Q: (Gerhard Kuntschik - Salzburger Nachrichten).
This is for all three of you: do you remember when you won your last wet race and where it was?

OK, I start first of all. I apologise to Mark because maybe his last wet race he would have won last year in Japan if I had kept my eyes open!

It's OK mate, don't worry.

I think it was in Formula Three in 2006, in Barcelona, there was a lot of rain, a lot of water, a lot of aquaplaning and I was first, obviously had the best view, and had a huge gap to the guys behind and my engineer came on the radio and said 'slow down, slow down' and I said to him 'I'm already slowing down.' It was quite an incredible race, a lot of water. It is not really funny anymore when you start to go slower even though you are in fifth or sixth gear and full throttle in a straight line. That's a strange feeling.

I can't remember to be honest. Were there any wet races in GP2 when I raced? Ah yes, Istanbul in 2006. We started in wet conditions and I retired the day before. I can't remember exactly where I started but I think not very close to the front. It wasn't actually going that well in the rain and then a dry line started to appear, so I thought 'let's put slicks on and see what happens.' I think Pantano was the first one to actually put slicks on. I put them on a lap later and then three laps after that the others realised and by then I had a 20 second gap. That was pretty good. If we can do that tomorrow it would be cool.

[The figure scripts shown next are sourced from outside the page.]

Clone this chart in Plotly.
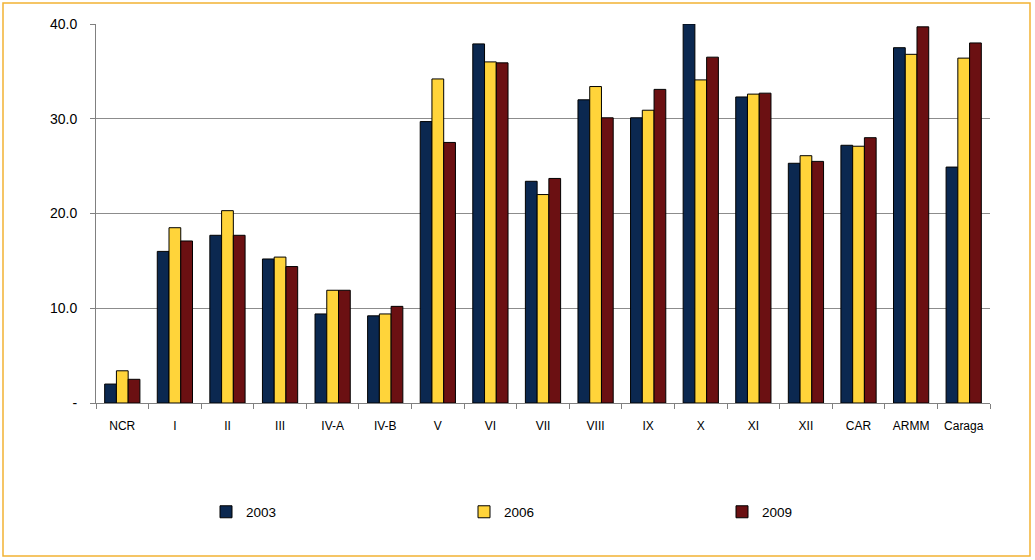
import plotly.graph_objects as go

regions = ["NCR", "I", "II", "III", "IV-A", "IV-B", "V", "VI", "VII", "VIII",
           "IX", "X", "XI", "XII", "CAR", "ARMM", "Caraga"]
y2003 = [2.0, 16.0, 17.7, 15.2, 9.4, 9.2, 29.7, 37.9, 23.4, 32.0, 30.1, 40.0, 32.3, 25.3, 27.2, 37.5, 24.9]
y2006 = [3.4, 18.5, 20.3, 15.4, 11.9, 9.4, 34.2, 36.0, 22.0, 33.4, 30.9, 34.1, 32.6, 26.1, 27.1, 36.8, 36.4]
y2009 = [2.5, 17.1, 17.7, 14.4, 11.9, 10.2, 27.5, 35.9, 23.7, 30.1, 33.1, 36.5, 32.7, 25.5, 28.0, 39.7, 38.0]
years = ["2003", "2006", "2009"]
colors = ["#0B2850", "#FFD43A", "#6B1012"]
ytick_vals = [0, 10, 20, 30, 40]
ytick_text = ["-", "10.0", "20.0", "30.0", "40.0"]

fig = go.Figure()
for name, vals, col in zip(years, [y2003, y2006, y2009], colors):
    fig.add_trace(go.Bar(x=regions, y=vals, name=name, marker_color=col,
                         marker_line_color="#000000", marker_line_width=1))

W, H = 1035, 560
ml, mr, mt, mb = 96, 45, 24, 157
pw, ph = W - ml - mr, H - mt - mb

def px(x):
    return (x - ml) / pw

def py(y):
    return (H - mb - y) / ph

fig.update_layout(
    width=W, height=H,
    margin=dict(l=ml, r=mr, t=mt, b=mb),
    paper_bgcolor="white", plot_bgcolor="white",
    barmode="group", bargap=0.33, bargroupgap=0,
    font=dict(family="Liberation Sans, Arial, sans-serif", color="#000000"),
    showlegend=True,
    legend=dict(orientation="h", x=px(206), y=py(512), yanchor="middle", xanchor="left",
                entrywidth=213, entrywidthmode="pixels", itemwidth=30,
                font=dict(size=13.5, family="Liberation Sans, Arial, sans-serif")),
    shapes=[dict(type="rect", xref="paper", yref="paper",
                 x0=px(3), x1=px(1030), y0=py(556), y1=py(3),
                 line=dict(color="#F2B233", width=1.5), fillcolor="rgba(0,0,0,0)",
                 layer="below")],
)
fig.update_xaxes(type="category", showline=True, linecolor="#808080", linewidth=1,
                 ticks="outside", tickson="boundaries", ticklen=5, tickcolor="#808080",
                 tickfont=dict(size=12), ticklabelstandoff=12, showgrid=False)
fig.update_yaxes(range=[0, 40], tickvals=ytick_vals, ticktext=ytick_text,
                 showline=True, linecolor="#808080", linewidth=1,
                 ticks="outside", ticklen=5, tickcolor="#808080",
                 showgrid=True, gridcolor="#8C8C8C", gridwidth=1,
                 tickfont=dict(size=14), ticklabelstandoff=10, zeroline=False)

fig.write_html("out.html", config={"displayModeBar": False},
               post_script="document.body.style.margin='0';")
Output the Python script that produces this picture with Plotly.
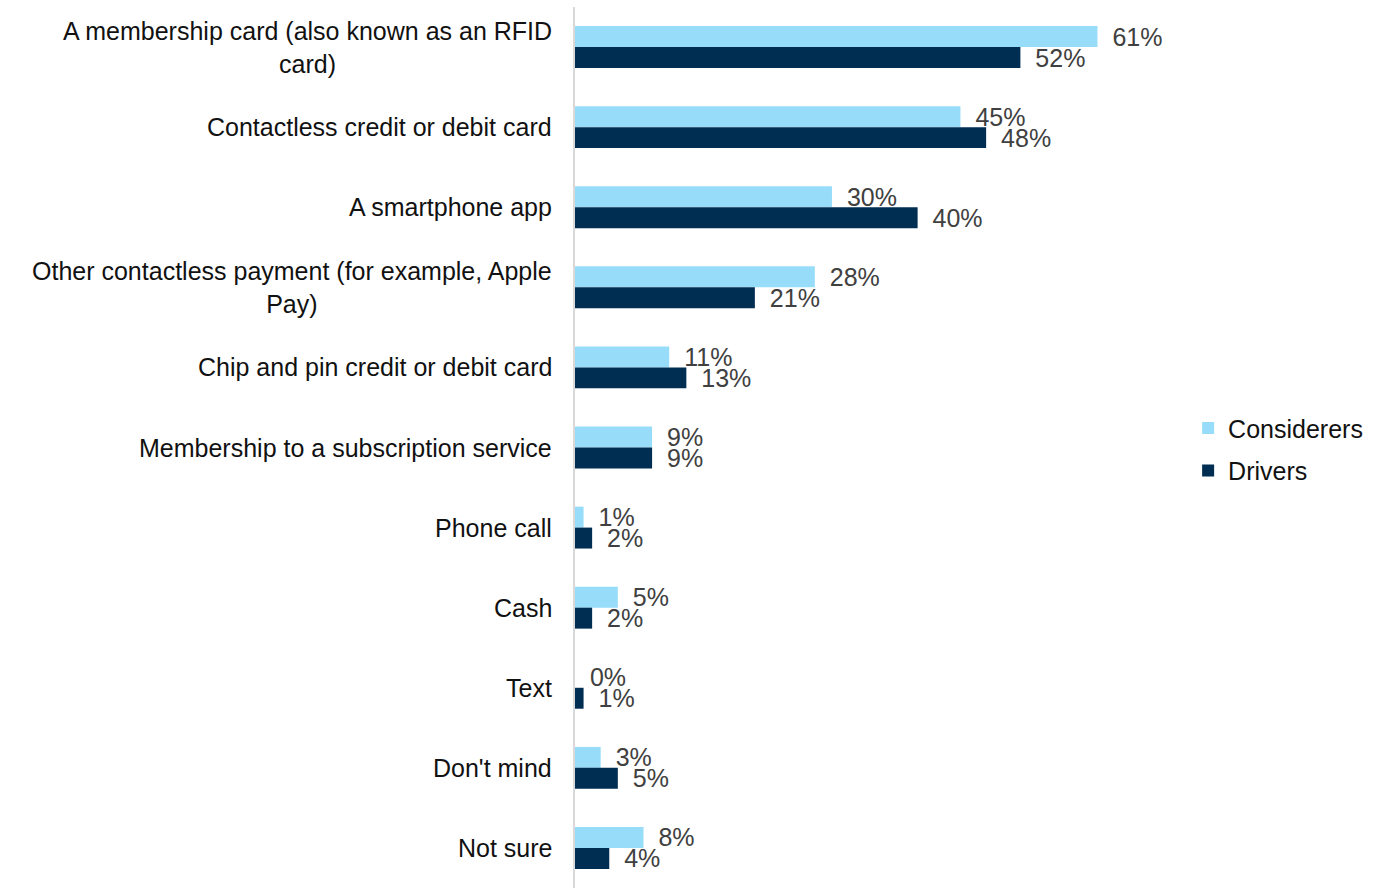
import plotly.graph_objects as go

categories = [
    "A membership card (also known as an RFID<br>card)",
    "Contactless credit or debit card",
    "A smartphone app",
    "Other contactless payment (for example, Apple<br>Pay)",
    "Chip and pin credit or debit card",
    "Membership to a subscription service",
    "Phone call",
    "Cash",
    "Text",
    "Don't mind",
    "Not sure",
]
considerers = [61, 45, 30, 28, 11, 9, 1, 5, 0, 3, 8]
drivers = [52, 48, 40, 21, 13, 9, 2, 2, 1, 5, 4]

LIGHT = "#97DDFA"
NAVY = "#002D52"
FONT = "Liberation Sans, Arial, sans-serif"
LABEL_GREY = "#404040"
SIZE = 25

fig = go.Figure()
for name, vals, color in [("Considerers", considerers, LIGHT), ("Drivers", drivers, NAVY)]:
    fig.add_trace(go.Bar(
        name=name,
        legendgroup=name,
        y=categories,
        x=vals,
        orientation="h",
        marker=dict(color=color, line=dict(width=0)),
        text=[f"\u00a0\u2009{v}%" for v in vals],
        textposition="outside",
        constraintext="none",
        cliponaxis=False,
        textfont=dict(family=FONT, size=SIZE, color=LABEL_GREY),
        hoverinfo="skip",
    ))

# Category labels, centred line by line and right-aligned against the axis
for cat in categories:
    fig.add_annotation(
        x=0, y=cat, xref="x", yref="y",
        text=cat, showarrow=False,
        xanchor="right", yanchor="middle", align="center",
        xshift=-21,
        font=dict(family=FONT, size=SIZE, color="#111111"),
    )

fig.update_layout(
    width=1386, height=888,
    margin=dict(l=575, r=214, t=7, b=0),
    paper_bgcolor="white", plot_bgcolor="white",
    barmode="group", bargap=0.477, bargroupgap=0,
    showlegend=True,
    legend=dict(
        x=1.027, xanchor="left", y=0.498, yanchor="middle",
        traceorder="grouped",
        font=dict(family=FONT, size=SIZE, color="#111111"),
        itemwidth=30,
        tracegroupgap=7,
    ),
    xaxis=dict(range=[0, 69.7], visible=False, showgrid=False, zeroline=False),
    yaxis=dict(
        autorange="reversed",
        showticklabels=False, ticks="",
        showline=True, linecolor="#D9D9D9", linewidth=2,
        showgrid=False, zeroline=False,
    ),
    font=dict(family=FONT),
)

fig.write_html("out.html")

Formula 3000 at Silverstone. Yeah, it was very wet and slippery as usual.

Q: (Matthias Brunner - Motorsport Aktuell).
To all three of you, if conditions tomorrow afternoon are the same, which is very possible, do you think the start behind the safety car is mandatory?

No, it depends on the water level but I think it should be OK to start, as long as there isn't a lot of standing water. Now, there was a little bit of standing water but not the whole track. If that's the case tomorrow I think it's OK to start on the grid.

As Heikki said, it depends on the level of water. I think race control will make the right decision. Obviously during qualifying today, sometimes there was quite a lot of water. We were struggling, all of us, with aquaplaning. Some cars spun off or some drivers made a mistake. It's very tricky. It would make my life easier going into the first corner but you never know what happens. In the end, we are preparing for a normal race start. We cannot calculate a start behind the safety car.

Normally our starts aren't great, so I will take a rolling start, yeah.